また、タワー内のホテルの宿泊客への配慮はもちろん、周辺ビルの居酒屋やカフェなどへの対応もあり、やはり簡単にはいかないだろう。

「音量も都の規定がひとつの基準になることはもちろんそうなのですが、『地域の皆様がどう感じているか』というのが一番だと考えています。この街を盛り上げていくという意味でも地域の皆様と一緒にやっていくという意識でおります」

同チーム・小野寺響平氏の話からは、タワーが都の音量基準はもちろん、周辺の人々に受け入れられるための路上ライブの環境づくりを目指していることがうかがえた。

同時に実証実験からは、同チーム北村隆裕氏も確かな手ごたえを感じていた。

「ほぼ告知なしでも凄く人が集まっていました。特に海外の方は喜んでくださっていたので、新しい音楽の発信地になるのではと可能性を感じています」

確かに、ほぼ出演者のSNSだけで大々的な告知がなかったにもかかわらず、通りかかった多くの人たちが音楽に聞き入り、楽しむ姿が見受けられた。外国人観光客の姿も非常に多かった

「新宿南口の問題ももちろん知っています。今、南口でやっているミュージシャンに限らずですが、なんの心配もなく歌えるこの場所で思う存分歌ってほしいです」

貴島氏はそう期待を寄せた。

そうなのだ。今現在、この場所における一番のメリットというのは、やはりタワーの公認を得られることにあるだろう。

ミュージシャンが感じた「タワーでの路上ライブ」

「まさかこんな歌舞伎町のど真ん中で路上ライブができるとは思ってもいませんでした。新宿駅南口でも路上ライブをやっていますが、やはり注意されて途切れたりもしますし、(警察を)常に気にしながら演奏するのもいやですしね。だからこういった公認で堂々と歌える場所ができるのは本当に嬉しいです」

路上ライブの実証実験で歌ったシンガーのアノエリカさんは、こう語ってくれた。加えて、ここでも「たくさんの人に聴いてもらえる」という手ごたえと、日頃の路上ライブにはない歌舞伎町の独特な雰囲気も感じたという。
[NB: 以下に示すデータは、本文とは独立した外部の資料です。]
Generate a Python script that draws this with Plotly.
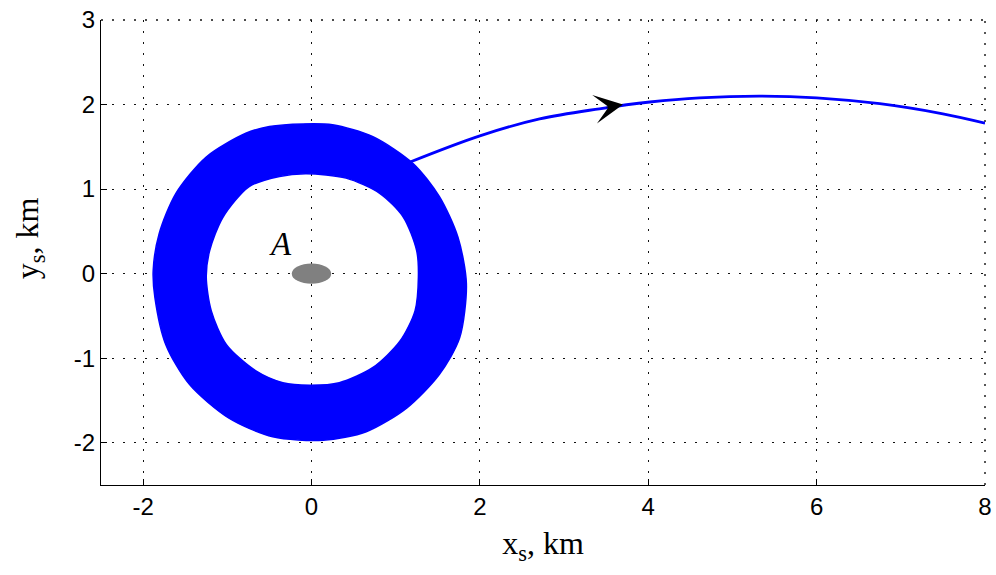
import plotly.graph_objects as go

# Outer boundary of the dense orbit band, clockwise from top
outer_x = [-0.10, 0.25, 0.73, 1.21, 1.52, 1.74, 1.84, 1.76, 1.52, 1.13, 0.65, 0.14,
           -0.46, -0.98, -1.45, -1.73, -1.86, -1.88, -1.81, -1.61, -1.25, -0.78, -0.50]
outer_y = [1.77, 1.76, 1.62, 1.30, 0.91, 0.43, -0.12, -0.76, -1.19, -1.59, -1.87, -1.97,
           -1.93, -1.71, -1.31, -0.84, -0.28, 0.04, 0.47, 0.95, 1.38, 1.66, 1.74]
# Inner boundary of the band, clockwise from top
inner_x = [-0.06, 0.41, 0.81, 1.09, 1.25, 1.27, 1.23, 1.05, 0.73, 0.33, -0.02,
           -0.34, -0.66, -1.01, -1.19, -1.25, -1.21, -1.05, -0.74, -0.38]
inner_y = [1.18, 1.13, 0.95, 0.67, 0.27, -0.04, -0.44, -0.80, -1.11, -1.29, -1.32,
           -1.29, -1.15, -0.84, -0.44, -0.04, 0.27, 0.67, 1.03, 1.15]

# Escape trajectory
traj_x = [1.05, 1.17, 2.00, 2.71, 3.42, 4.02, 4.61, 5.33, 6.00, 6.75, 7.50, 8.00]
traj_y = [1.27, 1.32, 1.63, 1.83, 1.95, 2.03, 2.08, 2.10, 2.08, 2.01, 1.89, 1.78]

# Direction arrow on trajectory (tip)
arrow_x, arrow_y = 3.70, 2.00

# Body A
A_cx, A_cy, A_rx, A_ry = 0.0, 0.0, 0.234, 0.12
A_label_x, A_label_y = -0.37, 0.345

x_ticks = [-2, 0, 2, 4, 6, 8]
x_tick_text = ["-2", "0", "2", "4", "6", "8"]
y_ticks = [-2, -1, 0, 1, 2, 3]
y_tick_text = ["-2", "-1", "0", "1", "2", "3"]

BLUE = "#0000FF"
GRID = "#111111"
DASH = "2px,9px"

fig = go.Figure()
fig.add_trace(go.Scatter(
    x=outer_x + [outer_x[0]], y=outer_y + [outer_y[0]], mode="lines",
    line=dict(color=BLUE, width=1.5, shape="spline", smoothing=0.8),
    hoverinfo="skip", showlegend=False))
fig.add_trace(go.Scatter(
    x=inner_x + [inner_x[0]], y=inner_y + [inner_y[0]], mode="lines",
    fill="tonext", fillcolor=BLUE,
    line=dict(color=BLUE, width=1.5, shape="spline", smoothing=0.8),
    hoverinfo="skip", showlegend=False))
fig.add_trace(go.Scatter(
    x=traj_x, y=traj_y, mode="lines",
    line=dict(color=BLUE, width=2.8, shape="spline", smoothing=1.0),
    hoverinfo="skip", showlegend=False))

fig.add_annotation(x=arrow_x, y=arrow_y, xref="x", yref="y", text="",
                   showarrow=True, arrowhead=3, arrowsize=4.8, arrowwidth=1,
                   arrowcolor="black", ax=-18, ay=3, standoff=0)

fig.add_shape(type="circle", xref="x", yref="y",
              x0=A_cx - A_rx, x1=A_cx + A_rx, y0=A_cy - A_ry, y1=A_cy + A_ry,
              fillcolor="#808080", line=dict(width=0))
fig.add_annotation(x=A_label_x, y=A_label_y, xref="x", yref="y", text="<i>A</i>",
                   showarrow=False, font=dict(family="Liberation Serif", size=33, color="black"))

# dotted frame on top and right (grid lines at the range edges)
fig.add_shape(type="line", xref="paper", yref="paper", x0=0, x1=1, y0=1, y1=1,
              line=dict(color=GRID, width=1.4, dash=DASH), layer="below")
fig.add_shape(type="line", xref="paper", yref="paper", x0=1, x1=1, y0=0, y1=1,
              line=dict(color=GRID, width=1.4, dash=DASH), layer="below")

axis_common = dict(
    showline=True, linecolor="black", linewidth=1.2,
    ticks="inside", ticklen=6, tickcolor="black", tickwidth=1,
    showgrid=True, gridcolor=GRID, gridwidth=1.4, griddash=DASH,
    zeroline=False, automargin=False,
    tickfont=dict(family="Liberation Sans", size=24, color="black"),
)
fig.update_xaxes(range=[-2.5, 8.0], tickvals=x_ticks, ticktext=x_tick_text, **axis_common,
                 title=dict(text="x<sub>s</sub>, km", standoff=12,
                            font=dict(family="Liberation Serif", size=32, color="black")))
fig.update_yaxes(range=[-2.5, 3.0], tickvals=y_ticks, ticktext=y_tick_text, **axis_common)

fig.add_annotation(text="y<sub>s</sub>, km", xref="paper", yref="paper",
                   x=-0.0814, y=0.531, xanchor="center", yanchor="middle",
                   textangle=-90, showarrow=False,
                   font=dict(family="Liberation Serif", size=32, color="black"))

fig.update_layout(width=996, height=575, margin=dict(l=101, r=11, t=20, b=90),
                  plot_bgcolor="white", paper_bgcolor="white")

fig.write_html("out.html")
たくさんの人が集まり、リスクなく歌うことができる。さらには歌舞伎町の独特の空気感がミュージシャンを際立たせれば、この場所は大きなチャンスを得るための場所になるだろう。

それこそ、繰り返しになるが無名の若手ミュージシャンが「Zepp Shinjuku」(TOKYO)へつながる道をいっきにつかみ取れる場所となるかもしれない。

実際、タワーのプロジェクトチームは今後、そういったミュージシャンたちを集めた音楽イベントをこのタワーで定期的に行っていく計画を立てている。
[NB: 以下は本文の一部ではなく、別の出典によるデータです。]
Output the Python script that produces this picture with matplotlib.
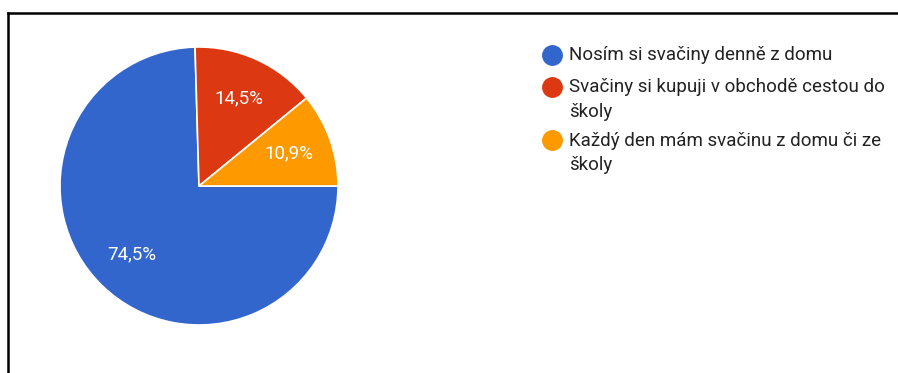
import matplotlib.pyplot as plt
from matplotlib.lines import Line2D

plt.rcParams['font.family'] = ['Roboto', 'DejaVu Sans']

# Survey answers (count of respondents)
labels = ['Nosím si svačiny denně z domu',
          'Svačiny si kupuji v obchodě cestou do\nškoly',
          'Každý den mám svačinu z domu či ze\nškoly']
counts = [41, 8, 6]
colors = ['#3366cc', '#dc3912', '#ff9900']

W, H = 898, 373
fig = plt.figure(figsize=(W / 100, H / 100), dpi=100)

# pie centred at (199, 186) px, radius ~139 px
r = 139
ax = fig.add_axes([(199 - r) / W, (H - 186 - r) / H, 2 * r / W, 2 * r / H])
wedges, texts, autotexts = ax.pie(
    counts, colors=colors, startangle=0, counterclock=False, radius=1.0,
    autopct=lambda p: ('%.1f%%' % p).replace('.', ','), pctdistance=0.69,
    wedgeprops=dict(edgecolor='white', linewidth=1.2),
    textprops=dict(color='white', fontsize=13.5))
ax.set_xlim(-1, 1)
ax.set_ylim(-1, 1)
ax.set_aspect('auto')
ax.axis('off')

# legend drawn by hand so the wrapped labels line up
row_y = [55, 87, 140]
for y, lab, col in zip(row_y, labels, colors):
    fig.add_artist(Line2D([552 / W], [1 - y / H], marker='o', markersize=14,
                          color=col, linestyle='none'))
    fig.text(569 / W, 1 - (y - 8.5) / H, lab, fontsize=13.5, color='#222222',
             va='top', ha='left', linespacing=1.48)

# frame (top and left edges)
fig.add_artist(Line2D([8 / W, 1], [1 - 13 / H, 1 - 13 / H], color='black', lw=1.8))
fig.add_artist(Line2D([8 / W, 8 / W], [0, 1 - 13 / H], color='black', lw=1.8))

fig.savefig('out.png', dpi=100)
実証実験での路上ライブで素敵な歌声を披露したシンガーのアノエリカさん(写真:松原大輔)

新たな「音楽シーン誕生の地」となるか

まだ実証実験段階なので、実際にミュージシャンたちにこの場所が開放されれば、様々な問題も起こるだろう。まだまだ詰めなければならない課題はたくさんある。

ミュージシャンが歌うための方法もまだ検討中だ。

実証実験ではすでに活動歴のあるミュージシャンを招待した形となったが、今後、登録制にするのか、時間予約制にするのかなど、いま議論の真っただ中にある。

路上ライブの目的は、主に無名のミュージシャンが自らを売り込みアピールするためのものだ。

であるならば、より多くのミュージシャンに門戸が開かれることを願ってやまない。そして、このタワーの路上ライブから新たなスターミュージシャンが誕生してくれれば、こんなに素晴らしいことはないだろう。

この場所は、日本の音楽シーンを変える場所にも成り得るのではないだろうか。大げさかもしれないが、取材を通してそう期待したい路上ライブシーンがそこにはあった。